| EXERCISE TASK |
Starting with the first line of the data below, copy each line up to and including the one containing "import plotly.graph_objects as go". Pictures stay out.

......

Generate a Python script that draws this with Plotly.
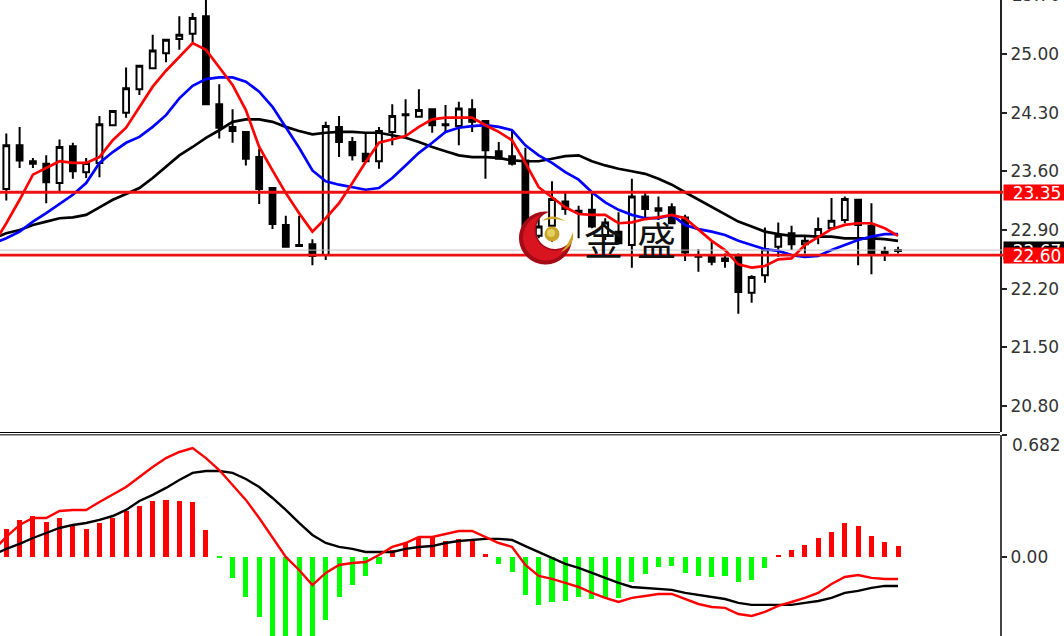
import numpy as np
import plotly.graph_objects as go

# ---------- price panel data (one candle per session) ----------
days = list(range(68))
ma_days = list(range(-1, 68))
opens = [23.39,23.91,23.72,23.69,23.46,23.90,23.59,23.70,24.15,24.30,24.58,24.83,25.01,25.18,25.24,25.45,24.40,24.13,24.07,23.77,
         23.40,22.96,22.72,22.73,22.60,24.13,23.95,23.81,23.72,24.07,24.28,24.25,24.34,24.16,24.14,24.34,24.20,23.84,23.78,23.73,
         22.83,22.95,23.24,23.13,23.14,22.84,22.88,22.72,23.30,23.13,23.17,23.05,22.59,22.59,22.53,22.59,22.15,22.36,22.70,22.86,
         22.73,22.82,22.92,23.02,23.26,22.95,22.61,22.66]
highs = [24.05,24.13,23.76,23.79,23.98,23.94,23.76,24.26,24.32,24.84,24.86,25.23,25.18,25.45,25.49,25.70,24.64,24.34,24.08,23.87,
         23.40,23.07,23.07,22.79,24.19,24.26,24.01,24.06,24.13,24.40,24.46,24.58,24.34,24.39,24.43,24.46,24.20,23.95,24.09,23.88,
         23.03,23.48,23.34,23.19,23.35,23.04,23.11,23.51,23.34,23.30,23.22,23.08,22.67,22.76,22.62,22.62,22.36,22.93,22.99,22.95,
         22.84,23.05,23.28,23.30,23.27,23.22,22.70,22.70]
lows = [23.25,23.64,23.64,23.22,23.35,23.51,23.52,23.53,24.15,24.24,24.51,24.82,24.90,25.05,25.14,24.40,23.99,23.94,23.67,23.21,
        22.91,22.70,22.70,22.48,22.54,23.77,23.73,23.70,23.63,23.91,24.01,24.25,24.06,24.07,23.91,24.07,23.51,23.75,23.67,22.90,
        22.80,22.76,23.08,22.80,22.92,22.78,22.74,22.45,23.04,23.02,22.97,22.53,22.40,22.48,22.45,21.90,22.03,22.27,22.58,22.66,
        22.62,22.73,22.92,22.98,22.48,22.37,22.53,22.62]
closes = [23.91,23.73,23.69,23.47,23.89,23.60,23.70,24.16,24.32,24.59,24.86,25.04,25.17,25.23,25.43,24.40,24.12,24.08,23.75,23.39,
          22.97,22.70,22.71,22.59,24.14,23.95,23.79,23.72,24.08,24.26,24.27,24.33,24.15,24.15,24.35,24.19,23.85,23.75,23.69,22.92,
          22.94,23.27,23.15,23.11,22.94,22.99,22.74,23.30,23.15,23.16,22.98,22.63,22.58,22.52,22.56,22.16,22.34,22.67,22.83,22.73,
          22.77,22.91,23.01,23.27,22.96,22.62,22.64,22.65]
ma_fast = [22.72,22.98,23.26,23.56,23.64,23.72,23.70,23.70,23.77,23.97,24.12,24.37,24.61,24.80,24.96,25.13,25.05,24.84,24.63,24.33,23.89,
           23.61,23.34,23.10,22.88,23.04,23.22,23.46,23.71,23.94,23.98,24.02,24.13,24.22,24.24,24.24,24.24,24.15,24.07,23.97,23.70,
           23.41,23.29,23.17,23.09,23.08,23.08,22.98,22.99,23.03,23.05,23.08,23.04,22.90,22.77,22.66,22.49,22.45,22.47,22.55,22.56,
           22.72,22.82,22.91,22.96,22.98,22.98,22.92,22.83]
ma_mid = [22.74,22.80,22.88,23.00,23.10,23.21,23.32,23.46,23.70,23.83,23.94,24.01,24.13,24.27,24.47,24.62,24.70,24.72,24.72,24.67,24.55,
          24.37,24.13,23.88,23.61,23.48,23.44,23.41,23.38,23.40,23.52,23.67,23.82,23.94,24.07,24.12,24.14,24.15,24.13,24.09,23.91,
          23.79,23.70,23.59,23.50,23.35,23.23,23.14,23.08,23.04,23.04,23.08,22.96,22.91,22.88,22.84,22.77,22.72,22.67,22.65,22.60,
          22.58,22.59,22.66,22.72,22.78,22.82,22.85,22.85]
ma_slow = [22.80,22.86,22.90,22.96,23.00,23.04,23.05,23.08,23.17,23.26,23.33,23.40,23.52,23.65,23.79,23.89,24.00,24.09,24.19,24.22,24.22,
           24.19,24.13,24.08,24.04,24.06,24.07,24.07,24.06,24.06,24.03,24.00,23.95,23.89,23.84,23.79,23.77,23.77,23.76,23.73,23.72,
           23.72,23.75,23.78,23.79,23.72,23.67,23.63,23.60,23.57,23.51,23.44,23.35,23.26,23.17,23.08,23.00,22.94,22.88,22.85,22.83,
           22.83,22.82,22.82,22.80,22.80,22.80,22.79,22.77]
support_resistance = [23.35, 22.60]
last_price = 22.66
price_ticks = [25.00, 24.30, 23.60, 22.90, 22.20, 21.50, 20.80]

# ---------- MACD panel data ----------
macd_hist = [0.157,0.207,0.229,0.196,0.218,0.179,0.157,0.190,0.218,0.257,0.285,0.313,0.319,0.313,0.307,0.151,-0.006,-0.117,-0.224,-0.335,
             -0.492,-0.576,-0.576,-0.615,-0.352,-0.224,-0.157,-0.106,-0.039,0.039,0.078,0.112,0.112,0.089,0.101,0.089,0.017,-0.039,-0.084,-0.212,
             -0.268,-0.252,-0.246,-0.224,-0.235,-0.229,-0.229,-0.140,-0.095,-0.056,-0.050,-0.089,-0.106,-0.112,-0.106,-0.140,-0.129,-0.061,0.006,0.039,
             0.067,0.106,0.140,0.190,0.173,0.117,0.084,0.061]
macd_fast = [0.034,0.112,0.179,0.218,0.218,0.257,0.263,0.263,0.307,0.347,0.391,0.447,0.503,0.553,0.587,0.609,0.553,0.486,0.402,0.319,0.218,
             0.106,0.000,-0.073,-0.157,-0.089,-0.045,-0.034,-0.028,0.011,0.056,0.078,0.112,0.112,0.129,0.145,0.145,0.112,0.078,0.056,-0.045,
             -0.106,-0.123,-0.145,-0.168,-0.201,-0.229,-0.252,-0.229,-0.218,-0.207,-0.207,-0.235,-0.263,-0.280,-0.285,-0.319,-0.330,-0.307,-0.274,-0.252,
             -0.229,-0.201,-0.151,-0.112,-0.101,-0.117,-0.123,-0.123]
macd_slow = [0.011,0.045,0.073,0.106,0.134,0.162,0.179,0.190,0.207,0.229,0.263,0.313,0.347,0.386,0.430,0.470,0.481,0.481,0.470,0.436,0.391,
             0.330,0.263,0.190,0.123,0.078,0.056,0.045,0.028,0.028,0.028,0.045,0.056,0.061,0.078,0.089,0.095,0.101,0.101,0.095,0.061,
             0.028,-0.006,-0.039,-0.061,-0.089,-0.117,-0.145,-0.168,-0.173,-0.179,-0.184,-0.201,-0.212,-0.224,-0.235,-0.257,-0.268,-0.268,-0.268,-0.268,
             -0.257,-0.246,-0.229,-0.201,-0.190,-0.173,-0.162,-0.162]
macd_ticks = [0.682, 0.00]

W, H = 1064, 636
AX_RIGHT = 1000

def px(x):
    return x / W

def py(y):
    return 1 - y / H

fig = go.Figure()
fig.add_trace(go.Candlestick(
    x=days, open=opens, high=highs, low=lows, close=closes, xaxis="x", yaxis="y",
    increasing=dict(line=dict(color="#000000", width=2), fillcolor="#ffffff"),
    decreasing=dict(line=dict(color="#000000", width=2), fillcolor="#000000"),
    whiskerwidth=0, hoverinfo="skip", showlegend=False))
for vals, col in [(ma_slow, "#000000"), (ma_mid, "#0000ff"), (ma_fast, "#ff0000")]:
    fig.add_trace(go.Scatter(x=ma_days, y=vals, mode="lines", xaxis="x", yaxis="y",
                             line=dict(color=col, width=2.7), hoverinfo="skip", showlegend=False))

fig.add_trace(go.Bar(x=days, y=macd_hist, xaxis="x2", yaxis="y2", width=0.38,
                     marker=dict(color=["#ff0000" if v >= 0 else "#00ff00" for v in macd_hist], line=dict(width=0)),
                     hoverinfo="skip", showlegend=False))
for vals, col in [(macd_slow, "#000000"), (macd_fast, "#ff0000")]:
    fig.add_trace(go.Scatter(x=ma_days, y=vals, mode="lines", xaxis="x2", yaxis="y2",
                             line=dict(color=col, width=2.4), hoverinfo="skip", showlegend=False))

shapes = [dict(type="line", xref="paper", x0=0, x1=px(1003), yref="y", y0=last_price, y1=last_price,
               line=dict(color="#c4c4c4", width=1))]
for lv in support_resistance:
    shapes.append(dict(type="line", xref="paper", x0=0, x1=px(1003), yref="y", y0=lv, y1=lv,
                       line=dict(color="#ee1111", width=2.8)))
# panel separators
shapes.append(dict(type="line", xref="paper", yref="paper", x0=0, x1=px(AX_RIGHT), y0=py(432.5), y1=py(432.5),
                   line=dict(color="#000000", width=1)))
shapes.append(dict(type="line", xref="paper", yref="paper", x0=0, x1=px(AX_RIGHT), y0=py(434.8), y1=py(434.8),
                   line=dict(color="#555555", width=1.6)))

# decorative logo: crescent, gold ball and two swooshes
def crescent(cx, cy, r, ix, iy, ir):
    t = np.radians(np.arange(0, 360, 3))
    # outer arc, kept where it lies outside the inner circle
    ox, oy = cx + r * np.cos(t), cy + r * np.sin(t)
    keep = np.hypot(ox - ix, oy - iy) > ir
    start = int(np.argmax(~keep[:-1] & keep[1:])) + 1
    ox, oy, keep = np.roll(ox, -start), np.roll(oy, -start), np.roll(keep, -start)
    ox, oy = ox[keep], oy[keep]
    # inner arc, walked back between the two tips
    a0 = np.arctan2(oy[-1] - iy, ox[-1] - ix)
    a1 = np.arctan2(oy[0] - iy, ox[0] - ix)
    if a1 > a0:
        a1 -= 2 * np.pi
    s = np.linspace(a0, a1, 50)
    xs = list(ox) + list(ix + ir * np.cos(s))
    ys = list(oy) + list(iy + ir * np.sin(s))
    return "M " + " L ".join(f"{px(a):.5f},{py(b):.5f}" for a, b in zip(xs, ys)) + " Z"

def circle_shape(cx, cy, r, col):
    return dict(type="circle", xref="paper", yref="paper", x0=px(cx - r), x1=px(cx + r),
                y0=py(cy + r), y1=py(cy - r), fillcolor=col, line=dict(width=0))

def pth(d, col):
    return dict(type="path", xref="paper", yref="paper", path=d, fillcolor=col, line=dict(width=0))

shapes.append(pth(crescent(545.5, 238, 26.5, 555, 230, 19), "#a30c16"))
shapes.append(pth(crescent(546, 237.5, 23, 555, 230, 20.5), "#d81420"))
shapes.append(circle_shape(552, 234, 7.5, "#c9a62a"))
shapes.append(circle_shape(551, 233, 4, "#e3d060"))
swoosh_top = (f"M {px(542)},{py(221)} Q {px(552)},{py(212)} {px(565)},{py(221)} "
              f"Q {px(553)},{py(217)} {px(542)},{py(221)} Z")
swoosh_right = (f"M {px(573)},{py(232)} Q {px(575)},{py(246)} {px(561)},{py(252)} "
                f"Q {px(569)},{py(244)} {px(573)},{py(232)} Z")
shapes.append(pth(swoosh_top, "#c9a62a"))
shapes.append(pth(swoosh_right, "#c9a62a"))

LABEL_FONT = "DejaVu Sans"
annotations = []

def box_label(text, price, bg, w=66, h=15):
    annotations.append(dict(text=text, xref="paper", x=px(1003), xanchor="left", yref="y", y=price, yanchor="middle",
                            showarrow=False, bgcolor=bg, width=w, height=h, borderpad=0, align="center",
                            font=dict(family=LABEL_FONT, size=17, color="#ffffff")))

box_label("22.67", 22.66, "#000000", h=17)
box_label("23.35", support_resistance[0], "#ff0000")
box_label("22.60", support_resistance[1], "#ff0000")

# labels that sit off their ticks
annotations.append(dict(text="25.70", xref="paper", x=px(1036), xanchor="center", yref="paper", y=py(-4.6),
                        yanchor="middle", showarrow=False, font=dict(family=LABEL_FONT, size=17, color="#333333")))
annotations.append(dict(text="0.682", xref="paper", x=px(1036), xanchor="center", yref="paper", y=py(445),
                        yanchor="middle", showarrow=False, font=dict(family=LABEL_FONT, size=17, color="#333333")))
# logo text
for ch, cx in [("金", 603), ("盛", 656)]:
    annotations.append(dict(text=ch, xref="paper", x=px(cx), xanchor="center", yref="paper", y=py(238),
                            yanchor="middle", showarrow=False,
                            font=dict(family="Noto Sans CJK SC", size=39, color="#111111")))

x_range = [-0.473, 74.66]
fig.update_layout(
    width=W, height=H, autosize=False,
    margin=dict(l=0, r=0, t=0, b=0, pad=0),
    paper_bgcolor="#ffffff", plot_bgcolor="#ffffff",
    showlegend=False, boxgap=0.38, bargap=0,
    xaxis=dict(domain=[0, AX_RIGHT / W], range=x_range, visible=False, anchor="y", rangeslider=dict(visible=False), fixedrange=True),
    xaxis2=dict(domain=[0, AX_RIGHT / W], range=x_range, visible=False, anchor="y2", fixedrange=True),
    yaxis=dict(domain=[1 - 432 / H, 1], range=[20.489, 25.644], side="right", anchor="x",
               tickmode="array", tickvals=price_ticks, ticktext=[f"{v:.2f}" for v in price_ticks],
               ticks="outside", ticklen=5, tickwidth=1.5, tickcolor="#222222",
               showgrid=False, zeroline=False, showline=True, linecolor="#222222", linewidth=2,
               tickfont=dict(family=LABEL_FONT, size=17, color="#333333"), fixedrange=True),
    yaxis2=dict(domain=[0, 1 - 435 / H], range=[-0.442, 0.682], side="right", anchor="x2",
                tickmode="array", tickvals=macd_ticks, ticktext=["", "0.00"],
                ticks="outside", ticklen=5, tickwidth=1.5, tickcolor="#222222",
                showgrid=False, zeroline=False, showline=True, linecolor="#444444", linewidth=2,
                tickfont=dict(family=LABEL_FONT, size=17, color="#333333"), fixedrange=True),
    shapes=shapes, annotations=annotations,
)

fig.write_html("out.html", config=dict(displayModeBar=False),
               post_script="document.body.style.margin='0';document.body.style.overflow='hidden';")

......

| OUTPUT |
Generate a Python script that draws this with Plotly.
import numpy as np
import plotly.graph_objects as go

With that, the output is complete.